1. API Layer: The API Layer is multi-tenant, enabling customers with a single interface to provision their single-tenant stacks with customized configurations for their software application (storage, compute size, networking, application configuration). This simplifies the overall management as compared to having these APIs as single-tenant. One of the key advantages of this approach is to simplify IAM (Identity and Access Management) for customers as they can setup their access control once instead of per single-tenant API and then building additional tooling to keep them all in sync.
2. Metadata Store: A multi-tenant metadata store simplifies governance while ensuring each tenant is mapped to a unique stack along with their preferred configurations. The multi-tenant metadata store simplifies operational management of the the single-tenant stacks, governance and overall life-cycle management of the stacks.
3. Provisioning Pipeline: A CI/CD provisioning pipeline ensures the single-tenant stacks are created per available stack templates.
4. Per Tenant Stack: This is the core single-tenant resource or group of resources that are isolated and dedicated per customer ensuring the application data/secrets are specific to the tenant.
5. Central Monitoring: The central monitoring component is a multi-tenant system which relies on single-tenant health metrics to manage the overall availability of the single-tenant resources. Building a centralized monitoring system enables the system to scale and have a separate deployment process to add new monitors, tweak thresholds without modifying the underlying single-tenant stack.
6. Central Logging: A central logging system enables logs from each single-tenant stack to be logically separated (unique tenant id) but at the same time enables central security monitoring of logs and retention per compliance needs.
7. Central Automation: This system is responsible for automated remediation of operational/health issues of single-tenant stacks based on the monitoring metrics that the monitoring system reports back to the metadata store. For example, this central automation system can rebuild stacks that are unhealthy or scale out stacks horizontally or vertically based on performance needs.
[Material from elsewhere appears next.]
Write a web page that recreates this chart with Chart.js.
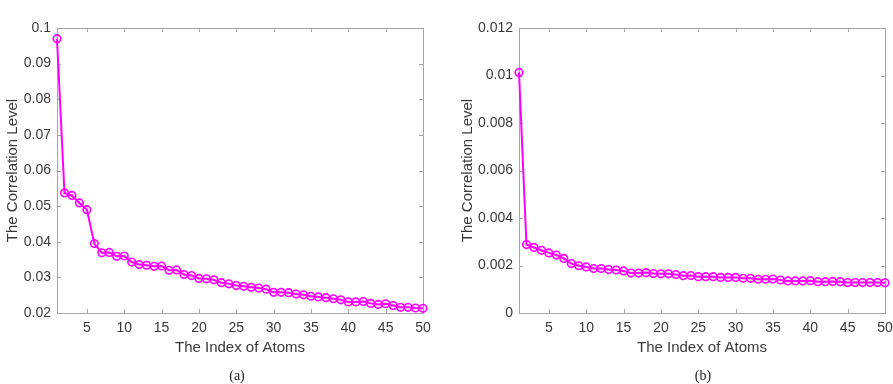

Automating Tenant Provisioning With CI/CD

Scaling single-tenant stacks without automation is a nightmare! The provisioning of these stacks should be through CI/CD pipelines for all life-cycle management operations such as provision, update, scale up/down, decommission. For example, trigger the provisioning pipeline based on events such as a new request from the API layer or from the central automation system for remediation actions such as performance based scale up/down, rebuild from backup.

Operational Best Practices

Centralize Observability: Route all logs and health metrics to the central monitoring and logging system to allow centralized rules and thresholds to detect anomalies and trigger the Central automation to perform automated remediation of the single-tenant stacks. The key here is to ensure the unique tenant id is your primary dimension. In addition to the central observability, build tenant-id specific dashboards through automation to have deeper insights.

Deployment Safety: While a CI/CD deployment pipeline removes the management bottleneck in the Hybrid approach, it also comes with operational risks of impacting multiple single-tenant stacks with one bad deployment. Ensuring test coverage is important but bugs have special powers to circumvent the best of test coverages so it is critical to have deployment guard rails such as staggered deployments/ bake times/ automated rollback to reduce blast radius of impact and early detection.

Backup and Restore: With a single-tenant stack, your customers have control over the software application and it is essential to have regular backups and ability for your tenants/customers to restore their stack from a point in time. The central automation system can be leveraged to ensure scheduled backups are performed.

Conclusion

Single-tenant architectures don’t have to mean manual toil or scaling limitations. With the right mix of isolation at the layers that is important, shared observability and automation, you can deliver secure, reliable and scalable system for each tenant.